Ah, The Who. They're coming in April 2015. Want to see them!!

Anyways...

That brings me to today's musing. We spend most of our adolescent and early adult years figuring out not only the ways of the world but who the fuck we are. Where do we fit in? What do we want to accomplish? Who do we want to spend our time with? What do we want to spend our time doing? What's important to us? What feels right? What feels wrong? What makes us happy? What makes us sad or angry? What makes us wanna kill ourselves? What makes us feel alive? How can we do everything we want if we don't have money? How can we make money is we don't have a job? Why are we working at this job we hate?  Oh yeah...so we can do things we want to do. But when will we ever have the time?

It can be overwhelming enough to send us into an apathetic stupor. I don't know what I want so I'll be content with nothing. Trust me, I've been there. I still get in that mode sometimes. It sucks. It makes me doubt the significance of my existence and makes me wonder why I'm still here.

In order to break out of that mode, I've done things like take drugs, both prescription and recreational. The recreational ones work for a little while but typically leave me feeling a little worse than before.
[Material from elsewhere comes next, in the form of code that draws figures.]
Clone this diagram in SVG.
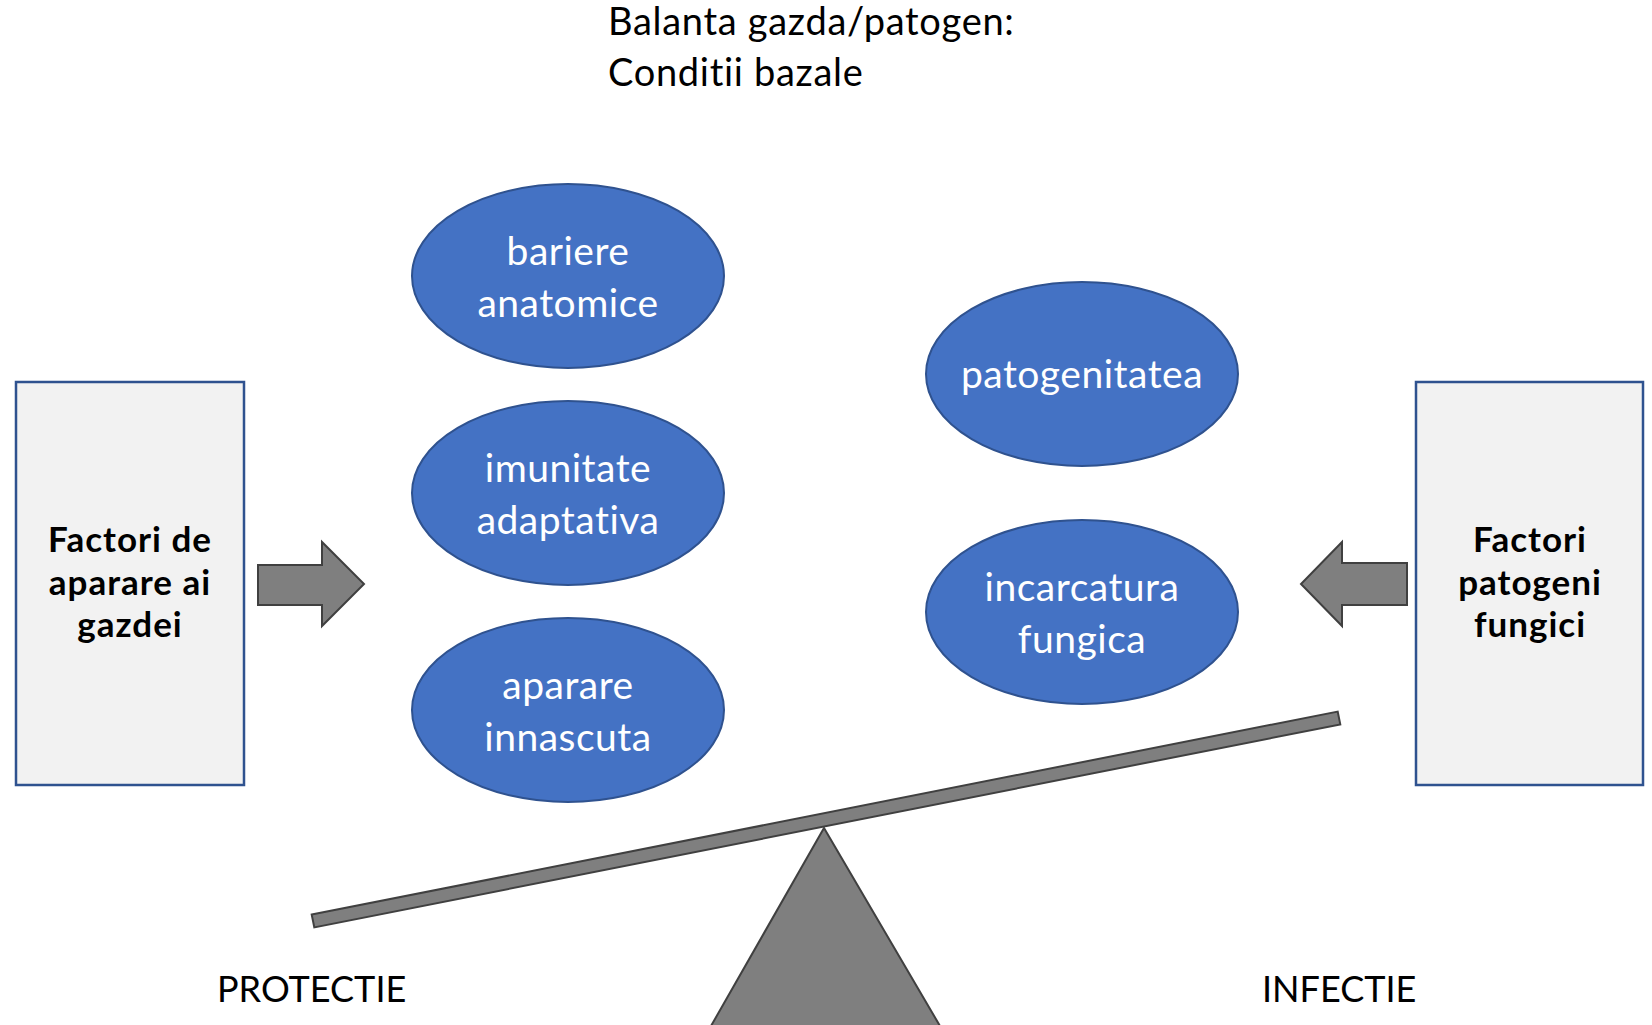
<svg xmlns="http://www.w3.org/2000/svg" width="1652" height="1025" viewBox="0 0 1652 1025">
<style>
text{font-variant-ligatures:none;font-feature-settings:"liga" 0,"clig" 0}
.ell{fill:#4472C4;stroke:#2F528F;stroke-width:2}
.et{font-family:Lato,"Liberation Sans",sans-serif;font-size:39px;letter-spacing:0.5px;fill:#FFFFFF;text-anchor:middle}
.box{fill:#F2F2F2;stroke:#2F528F;stroke-width:2.5}
.bt{font-family:Lato,"Liberation Sans",sans-serif;font-size:35px;letter-spacing:1px;font-weight:bold;fill:#000;text-anchor:middle}
.arr{fill:#7F7F7F;stroke:#404040;stroke-width:2}
.lbl{font-family:Lato,"Liberation Sans",sans-serif;font-size:36px;fill:#000}
.title{font-family:Lato,"Liberation Sans",sans-serif;font-size:38px;letter-spacing:0.7px;fill:#000}
</style>
<rect width="1652" height="1025" fill="#FFFFFF"/>
<g id="title">
<text class="title" x="608" y="35">Balanta gazda/patogen:</text>
<text class="title" x="608" y="86">Conditii bazale</text>
</g>
<g id="host-box">
<rect class="box" x="16" y="382" width="228" height="403"/>
<text class="bt" x="130" y="552">Factori de</text>
<text class="bt" x="130" y="595">aparare ai</text>
<text class="bt" x="130" y="637">gazdei</text>
</g>
<g id="pathogen-box">
<rect class="box" x="1416" y="382" width="227" height="403"/>
<text class="bt" x="1530" y="552">Factori</text>
<text class="bt" x="1530" y="595">patogeni</text>
<text class="bt" x="1530" y="637">fungici</text>
</g>
<g id="bariere">
<ellipse class="ell" cx="568" cy="276" rx="156" ry="92"/>
<text class="et" x="568" y="265">bariere</text>
<text class="et" x="568" y="317">anatomice</text>
</g>
<g id="imunitate">
<ellipse class="ell" cx="568" cy="493" rx="156" ry="92"/>
<text class="et" x="568" y="482">imunitate</text>
<text class="et" x="568" y="534">adaptativa</text>
</g>
<g id="aparare">
<ellipse class="ell" cx="568" cy="710" rx="156" ry="92"/>
<text class="et" x="568" y="699">aparare</text>
<text class="et" x="568" y="751">innascuta</text>
</g>
<g id="patogenitatea">
<ellipse class="ell" cx="1082" cy="374" rx="156" ry="92"/>
<text class="et" x="1082" y="388">patogenitatea</text>
</g>
<g id="incarcatura">
<ellipse class="ell" cx="1082" cy="612" rx="156" ry="92"/>
<text class="et" x="1082" y="601">incarcatura</text>
<text class="et" x="1082" y="653">fungica</text>
</g>
<g id="connectors">
<polygon class="arr" points="258,565 322,565 322,542 364,584 322,626 322,605 258,605"/>
<polygon class="arr" points="1407,563 1342,563 1342,542 1301,584 1342,626 1342,605 1407,605"/>
</g>
<g id="scale">
<polygon class="arr" points="824,828 940,1026 711,1026"/>
<polygon class="arr" points="311.7,914.6 1337.7,711.6 1340.3,724.4 314.3,927.4"/>
</g>
<g id="labels">
<text class="lbl" x="217" y="1002">PROTECTIE</text>
<text class="lbl" x="1262" y="1002">INFECTIE</text>
</g>
</svg>
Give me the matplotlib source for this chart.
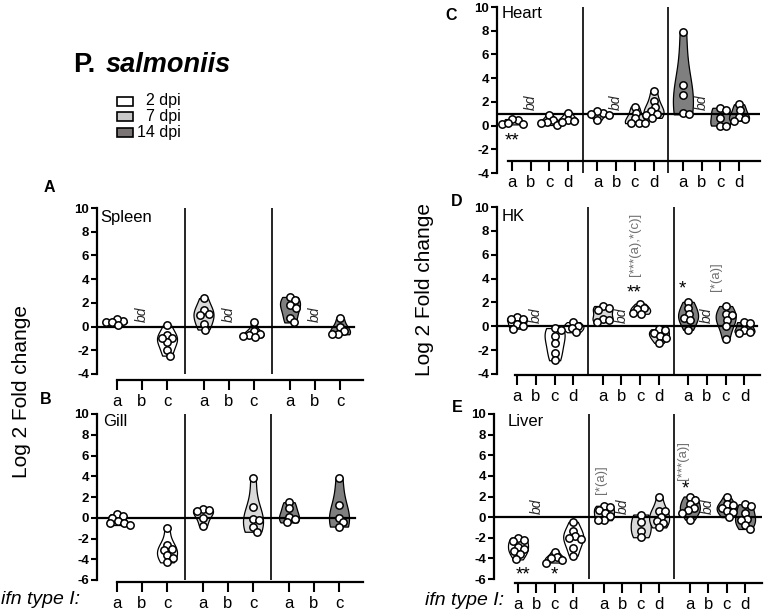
import numpy as np
import matplotlib
matplotlib.use('Agg')
import matplotlib.pyplot as plt
from matplotlib.patches import Rectangle

plt.rcParams['font.family'] = ['Liberation Sans', 'DejaVu Sans']

# ---------------- data ----------------
dpi_labels = ['2 dpi', '7 dpi', '14 dpi']
dpi_colors = ['#ffffff', '#d9d9d9', '#7f7f7f']
legend_colors = ['#ffffff', '#c8c8c8', '#7a7474']
genes3 = ['a', 'b', 'c']
genes4 = ['a', 'b', 'c', 'd']

# None = below detection ("bd"), [] = nothing drawn
spleen_2dpi = [[0.45, 0.35, 0.65, 0.4, 0.15], None, [0.1, -0.7, -1.0, -1.3, -2.0, -2.45, -1.0]]
spleen_7dpi = [[2.4, 1.4, 1.1, 1.0, 0.25, -0.25], None, [0.4, -0.4, -0.6, -0.7, -0.8, -0.9]]
spleen_14dpi = [[2.5, 2.2, 1.8, 1.6, 0.75, 0.35], None, [0.75, 0.0, -0.4, -0.6, -0.65]]

gill_2dpi = [[0.35, 0.2, 0.0, -0.3, -0.5, -0.55, -0.7], [], [-1.0, -2.6, -3.0, -3.1, -3.6, -3.9, -4.3]]
gill_7dpi = [[0.8, 0.75, 0.65, 0.0, -0.8], [], [3.8, 1.05, -0.15, -0.25, -0.85, -1.35]]
gill_14dpi = [[1.5, 0.9, 0.1, -0.15, -0.45], [], [3.8, 1.2, 0.0, -0.45, -0.85]]

heart_2dpi = [[0.5, 0.55, 0.15, 0.1, 0.2], None, [0.85, 0.45, 0.3, 0.2, 0.05], [1.1, 0.5, 0.4, 0.3]]
heart_7dpi = [[1.1, 1.2, 0.85, 0.45, 1.0], None, [1.6, 1.1, 0.6, 0.2, 0.2, 0.2], [2.9, 2.1, 1.6, 1.2, 1.0, 0.9, 0.65]]
heart_14dpi = [[7.9, 3.45, 2.55, 1.1, 0.95], None, [1.5, 1.3, 0.6, 0.0, 0.0], [1.8, 1.3, 0.7, 0.55, 0.4]]

hk_2dpi = [[0.75, 0.65, 0.6, 0.2, 0.0, -0.2], None, [-0.15, -0.35, -0.8, -1.4, -2.2, -2.85], [0.35, 0.0, -0.15, -0.5]]
hk_7dpi = [[1.7, 1.5, 1.35, 0.65, 0.5, 0.4], None, [1.9, 1.5, 1.45, 1.1, 1.05], [-0.25, -0.35, -0.6, -0.8, -1.0, -1.4]]
hk_14dpi = [[2.05, 1.5, 1.0, 0.7, 0.5, -0.3], None, [1.7, 1.0, 0.95, 0.5, 0.0, -1.05], [0.35, 0.3, -0.3, -0.5, -0.55]]

liver_2dpi = [[-2.0, -2.25, -2.35, -2.85, -3.05, -3.3, -3.6, -4.1], None, [-3.35, -3.9, -4.0, -4.2, -4.4],
              [-0.45, -1.3, -1.85, -2.0, -2.1, -3.0, -3.75]]
liver_7dpi = [[1.1, 1.0, 0.7, 0.4, 0.15, -0.25, -0.3], None, [0.25, -0.45, -1.3, -1.95],
              [1.95, 0.6, 0.6, 0.05, -0.4, -0.6, -1.0]]
liver_14dpi = [[2.0, 1.7, 1.25, 0.85, 0.7, 0.4, -0.25], None, [2.0, 1.25, 1.2, 0.9, 0.55, 0.5, 0.0],
               [1.25, 1.05, 0.4, -0.15, -0.25, -0.75, -1.15]]

# significance marks: (group, gene index, x shift, y, text)
heart_stars = [(0, 0, 0.0, -1.3, '**')]
hk_stars = [(1, 2, -0.3, 2.8, '**'), (2, 0, -0.3, 3.1, '*')]
liver_stars = [(0, 0, 0.25, -5.6, '**'), (0, 2, 0.0, -5.6, '*'), (2, 0, -0.25, 2.7, '*')]
hk_notes = [(1, 2, -0.3, 4.2, '[***(a),*(c)]'), (2, 2, -0.5, 3.0, '[*(a)]')]
liver_notes = [(1, 0, -0.15, 2.2, '[*(a)]'), (2, 0, -0.35, 3.6, '[***(a)]')]

W, H = 765, 612
fig = plt.figure(figsize=(W / 100, H / 100), dpi=100)


def swarm(vals, sx, sy, d=6.0):
    vals = np.asarray(vals, float)
    order = np.argsort(-vals)
    placed = []
    offs = np.zeros(len(vals))
    cands = sorted(np.arange(-14, 14.25, 0.5), key=lambda c: (abs(c), -c))
    for i in order:
        y = vals[i] * sy
        chosen = 0.0
        for c in cands:
            if all((c - px) ** 2 + (y - py) ** 2 >= d ** 2 for px, py in placed):
                chosen = c
                break
        placed.append((chosen, y))
        offs[i] = chosen / sx
    return offs


def violin(ax, x, vals, color, sx, sy, hw_px=10.0):
    v = np.asarray(vals, float)
    n = len(v)
    sd = v.std(ddof=1) if n > 1 else 0.5
    bw = max(1.06 * sd * n ** (-0.2), 0.15)
    grid = np.linspace(v.min(), v.max(), 200)
    dens = np.exp(-0.5 * ((grid[:, None] - v[None, :]) / bw) ** 2).sum(1)
    hw = dens / dens.max() * hw_px / sx
    ax.fill_betweenx(grid, x - hw, x + hw, facecolor=color, edgecolor='black', lw=0.9, zorder=2)


def panel(box, tick0, unit, gstep, groups, genes, ylim, yticks, hline_y, hline_end_px,
          spine_pos, spine_start_px, name, name_pos, bd_y=None, stars=(), notes=()):
    left, right, top, bottom = box
    ax = fig.add_axes([left / W, 1 - bottom / H, (right - left) / W, (bottom - top) / H])
    xl = ((left - tick0) / unit, (right - tick0) / unit)
    ax.set_xlim(*xl)
    ax.set_ylim(*ylim)
    sx = unit
    sy = (bottom - top) / (ylim[1] - ylim[0])
    ng = len(genes)
    pos = []
    for g, grp in enumerate(groups):
        for k, vals in enumerate(grp):
            x = g * gstep + k
            pos.append(x)
            if vals is None:
                if bd_y is not None:
                    ax.text(x, bd_y, 'bd', rotation=90, ha='center', va='center',
                            fontsize=10, style='italic', color='#2a2a2a', zorder=5)
                continue
            if len(vals) == 0:
                continue
            violin(ax, x, vals, dpi_colors[g], sx, sy)
            offs = swarm(vals, sx, sy)
            ax.plot(x + offs, vals, 'o', ms=5.3, mfc='white', mec='black', mew=1.1, zorder=4,
                    clip_on=False)
        if g < len(groups) - 1:
            ax.axvline(g * gstep + (ng - 1 + gstep) / 2, color='black', lw=1.2, zorder=3)
    ax.axhline(hline_y, xmin=0, xmax=(hline_end_px - left) / (right - left), color='black',
               lw=1.6, zorder=3)
    for s in ['top', 'right']:
        ax.spines[s].set_visible(False)
    ax.spines['left'].set_linewidth(1.6)
    ax.spines['bottom'].set_linewidth(1.6)
    ax.spines['bottom'].set_position(spine_pos)
    ax.spines['bottom'].set_bounds((spine_start_px - tick0) / unit, xl[1])
    ax.set_xticks(pos)
    ax.set_xticklabels(genes * len(groups))
    ax.tick_params(axis='x', direction='out', length=7, width=1.5, labelsize=12, pad=3)
    ax.set_yticks(yticks)
    ax.set_yticklabels([str(t) for t in yticks], fontweight='bold')
    ax.tick_params(axis='y', direction='out', length=4, width=1.5, labelsize=9.5, pad=1.5)
    ax.patch.set_alpha(0)
    fig.text(name_pos[0] / W, 1 - name_pos[1] / H, name, fontsize=12, ha='left', va='center')
    for g, k, dx, y, t in stars:
        ax.text(g * gstep + k + dx, y, t, ha='center', va='center', fontsize=13.5, zorder=5)
    for g, k, dx, y, t in notes:
        ax.text(g * gstep + k + dx, y, t, rotation=90, ha='center', va='bottom', fontsize=9.5,
                color='#707070', zorder=5)
    return ax


# A spleen
panel((97, 363, 208, 374), 117, 25.0, 3.46, [spleen_2dpi, spleen_7dpi, spleen_14dpi], genes3,
      (-4, 10), list(range(-4, 11, 2)), 0, 354, ('outward', 4.3), 117, 'Spleen', (100, 217),
      bd_y=1.0)
# B gill
panel((97, 363, 414, 580), 117, 25.0, 3.44, [gill_2dpi, gill_7dpi, gill_14dpi], genes3,
      (-6, 10), list(range(-6, 11, 2)), 0, 355, ('outward', 1.4), 117, 'Gill', (103, 422))
# C heart
panel((497, 760, 7, 173), 512, 18.7, 4.57, [heart_2dpi, heart_7dpi, heart_14dpi], genes4,
      (-4, 10), list(range(-4, 11, 2)), 1, 760, ('data', -3), 508, 'Heart', (502, 14),
      bd_y=1.95, stars=heart_stars)
# D HK
panel((497, 760, 207, 374), 517, 18.8, 4.55, [hk_2dpi, hk_7dpi, hk_14dpi], genes4,
      (-4, 10), list(range(-4, 11, 2)), 0, 757, ('outward', 0.7), 515, 'HK', (502, 216),
      bd_y=0.93, stars=hk_stars, notes=hk_notes)
# E liver
panel((494, 762, 414, 579), 518, 18.4, 4.67, [liver_2dpi, liver_7dpi, liver_14dpi], genes4,
      (-6, 10), list(range(-6, 11, 2)), 0, 762, ('outward', 2.9), 515, 'Liver', (508, 422),
      bd_y=1.05, stars=liver_stars, notes=liver_notes)

# panel letters
for letter, (px, py) in {'A': (49, 188), 'B': (46, 400), 'C': (451, 15), 'D': (457, 202),
                         'E': (457, 407)}.items():
    fig.text(px / W, 1 - py / H, letter, fontsize=11.5, fontweight='bold', ha='center', va='center')

# y labels
fig.text(22 / W, 1 - 392 / H, 'Log 2 Fold change', rotation=90, fontsize=15, ha='center', va='center')
fig.text(424 / W, 1 - 289 / H, 'Log 2 Fold change', rotation=90, fontsize=15, ha='center', va='center')

# ifn type I labels
fig.text(1 / W, 1 - 604 / H, 'ifn type I:', fontsize=14, style='italic', ha='left', va='baseline')
fig.text(425 / W, 1 - 605 / H, 'ifn type I:', fontsize=14, style='italic', ha='left', va='baseline')

# title
fig.text(73 / W, 1 - 72 / H, 'P.', fontsize=19.5, fontweight='bold', ha='left', va='baseline')
fig.text(106 / W, 1 - 72 / H, 'salmoniis', fontsize=19.5, fontweight='bold', style='italic',
         ha='left', va='baseline')

# legend
rows_y = [101, 116.5, 132]
for lab, col, ry in zip(dpi_labels, legend_colors, rows_y):
    fig.patches.append(Rectangle((117 / W, 1 - (ry + 4.5) / H), 16 / W, 9 / H, facecolor=col,
                                 edgecolor='black', lw=1.2, transform=fig.transFigure))
    fig.text(181 / W, 1 - ry / H, lab, fontsize=11.5, ha='right', va='center')

fig.savefig('out.png', dpi=100)
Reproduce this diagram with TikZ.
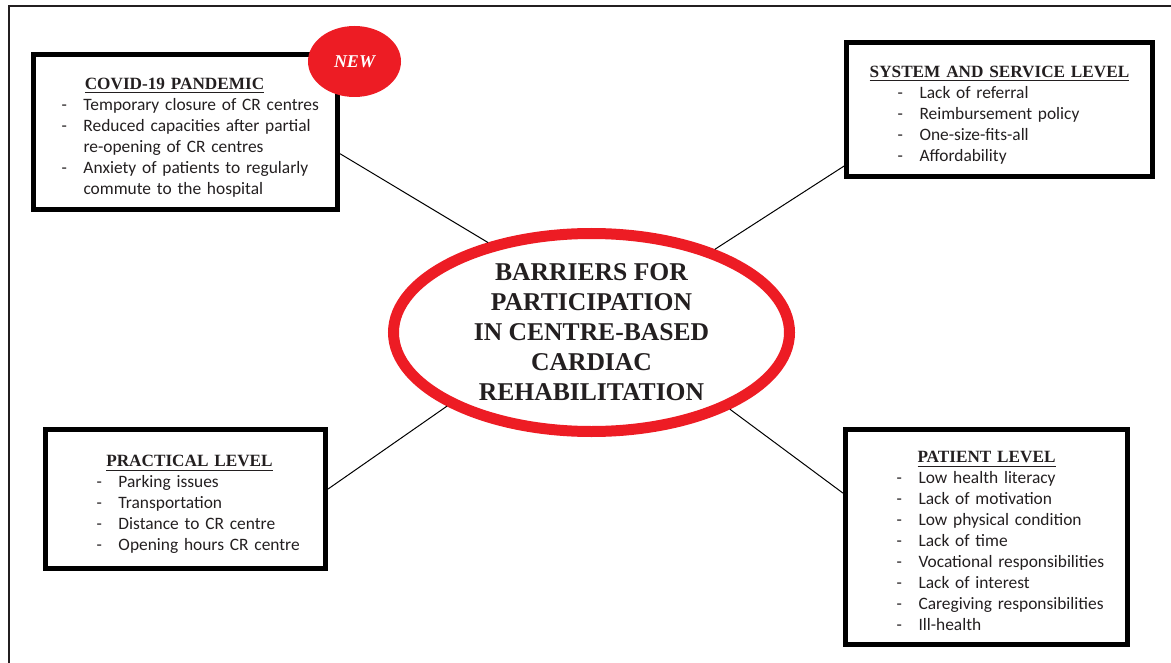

The prescription ones only started working once I started to become more spiritual again, something I abandoned for a time, listen to my inner voice and find my footing on the path I found myself on.

I've had days where I'll wake up and think, "How the hell did I get here?" Sometimes it's a good thing, sometimes not so much. I felt like I drifted through my late teens and early twenties in a daze. I guess I'm technically still in my early twenties...not for long though. 25 in December. What. The. Fuck.

I'm shocked and amazed that I'm still here. But I know it's for a reason, and it had better be a damn good one. The point is, I'm still trying to figure out my purpose. How can you know what your purpose is if you're not even entirely sure who you are though? You make a list of what you do know, that's how.

So here's what I know about myself:
-I like having "deep" conversations, about life, the universe, spirituality, music, art, and yeah, feelings. Sue me.
-I love to read, though I don't make nearly enough time to do so these days outside of self help articles and short stories for class. New goal: read a motherfucking novel ASAP.
-I'm indecisive. My head will tell me one thing and my heart will tell me another. Very seldom do they agree, but when they do, it's magical.
-I have a disgustingly high tolerance for bullshit because I always want to see the best in people, even when they prove me wrong time and time again. BUT
-I'm beginning to come around to the idea that "People are bastard coated bastards with bastard filling." -Dr. Cox
-Still, we should love everyone because we're only human.
-Only human? We're the most capable beings on the planet of reasoning and yet we kill, rape and pillage each other and Mother Earth. Yep. Bastard coated bastards.
-I am at constant odds with myself. I have vices. Namely cigarettes. I crave them but they could damn well lead to diseases that will kill me.
-Everyone's gotta die somehow though. Fuck it.
-Just kidding. I need to quit eventually. Not being able to breathe or sing scares the hell out of me.
-Sometimes I have conversations with myself in the mirror a la Smeagol/Gollum. Don't judge me, you bastard!
-I am attracted to both men and women but vaginas gross me out. Sorry, ladies. I know you're all heart broken.
-If money were no object, I'd travel around Europe and South America and pick up as much of every language as possible.
-When travel got to be too much, I'd settle down somewhere mountainous, surround myself with people who aren't too bastardy and write about it all.